The President of the United States flew to North Dakota on Wednesday aboard a $400 million luxury Boeing 747 given to him by the government of Qatar. He called it a gift from 'a country that's treated us very well.' The old plane, apparently, looked bad parked next to it.

The Plane, the Trip, the Vibes

According to CBS News, Trump's Wednesday trip to North Dakota marked his first flight on the Qatari-gifted 747-8, a plane the administration unveiled earlier this month. The trip itself was for America 250th anniversary celebrations, including a train ride, a welcome ceremony, and a visit to the Teddy Roosevelt Presidential Library. Teddy Roosevelt, famously, would have had thoughts.

Speaking at Joint Base Andrews before takeoff, Trump described the aircraft as 'maybe the greatest commercial plane ever built.' He added, 'Nobody's ever seen anything like it.' To be clear, many people have seen a Boeing 747-8. It is a commercial airliner. Delta flies them.

The Gift That Keeps on Raising Legal Questions

CBS News reports the plane was gifted to the U.S. by the Qatari government and is expected to serve as Air Force One until a new fleet of Boeing planes arrives in 2028. Trump described the conversion work done to make it 'appropriate for a president' as costing taxpayers 'very little' relative to alternatives. He did not define 'very little.' The Pentagon has not volunteered a number either.
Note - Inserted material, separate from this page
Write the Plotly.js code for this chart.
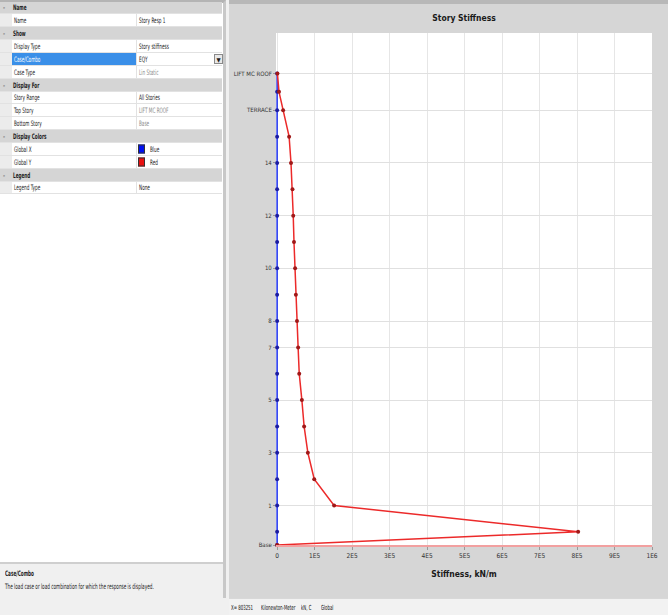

The Emoluments Clause of the Constitution prohibits the president from accepting gifts from foreign governments without congressional approval. Legal experts raised this concern loudly when the arrangement was first reported. The administration's position, as best as anyone can tell, is that the plane was given to the United States government rather than to Trump personally, which is doing a lot of heavy lifting as a legal argument. Qatar is also, it bears mentioning, currently hosting sensitive U.S. diplomatic and military operations in the Middle East. The timing of the generosity has never really been explained to anyone's satisfaction.

"It Really Didn't Look Appropriate"

Trump's stated reason for embracing the new plane was essentially aesthetic. The old VC-25A, the iconic blue-and-white 747-200 that has carried every president since George H.W. Bush, was, in Trump's telling, embarrassing. 'It would be parked next to the new ones like this and it really didn't look appropriate for our country,' he said, per CBS News.

The VC-25A is a military-grade aircraft loaded with hardened communications systems, anti-missile defenses, and equipment designed specifically to keep a president alive and functional during a nuclear war. It is, by any objective measure, one of the most capable aircraft ever operated. But it is also over 30 years old, and apparently the optics of the parking situation were untenable. So here we are.

The Bells and Whistles Question

Trump acknowledged during his remarks that the Qatari plane required significant upgrades to become a functional Air Force One. 'They made it appropriate for a president,' he said. 'That means the security and all the different bells and whistles they put on, very complex stuff.' He described the result as 'really quite something.'

What those upgrades cost, who paid for them, and how the security certification process worked for a foreign-government-owned commercial aircraft that was handed over mid-administration are questions that have not been answered publicly. CBS News reports the plane has been unveiled and is now flying. The accountability infrastructure around how that happened remains conspicuously thin.

Qatar's Excellent Treatment of America

Trump's characterization of Qatar as 'a country that's treated us very well' is worth sitting with for a moment. Qatar is a small Gulf monarchy that hosts the largest U.S. military base in the Middle East, Al Udeid Air Base, from which the U.S. has run operations across the region for decades. Qatar is also a significant investor in American real estate and financial markets, has complicated relationships with several U.S.-designated terrorist organizations, and has now given the American president a $400 million airplane.

That is a rich and tangled relationship to summarize as 'treated us very well.' But Trump has never been accused of over-complicating his assessments of countries that do things he likes.

The Dingo Take

Let's just say the quiet part at full volume: the sitting President of the United States is flying around on a luxury jet provided by a foreign government, and the primary justification offered is that it looks better than the old one. That is the argument. Not strategic necessity. Not cost savings. The parking optics were bad.

The legal questions here are not minor. The constitutional prohibition on foreign gifts exists precisely to prevent foreign governments from currying favor with American officials through lavish presents. A $400 million airplane is, by any definition, a lavish present. The workaround being used, that Qatar gave it to 'the government' rather than to Trump, is the kind of logic that would get laughed out of a first-year law school ethics seminar. It is not a serious answer. It has not been treated as requiring a serious answer, which tells you everything about where we are.

Meanwhile, Trump is doing laps over North Dakota calling it the greatest plane anyone has ever seen, and the anniversary of American democracy is being celebrated aboard a gift from an absolute monarchy. The irony is so thick you could serve it at a Fourth of July barbecue. Happy 250th, everyone. Try the Boeing.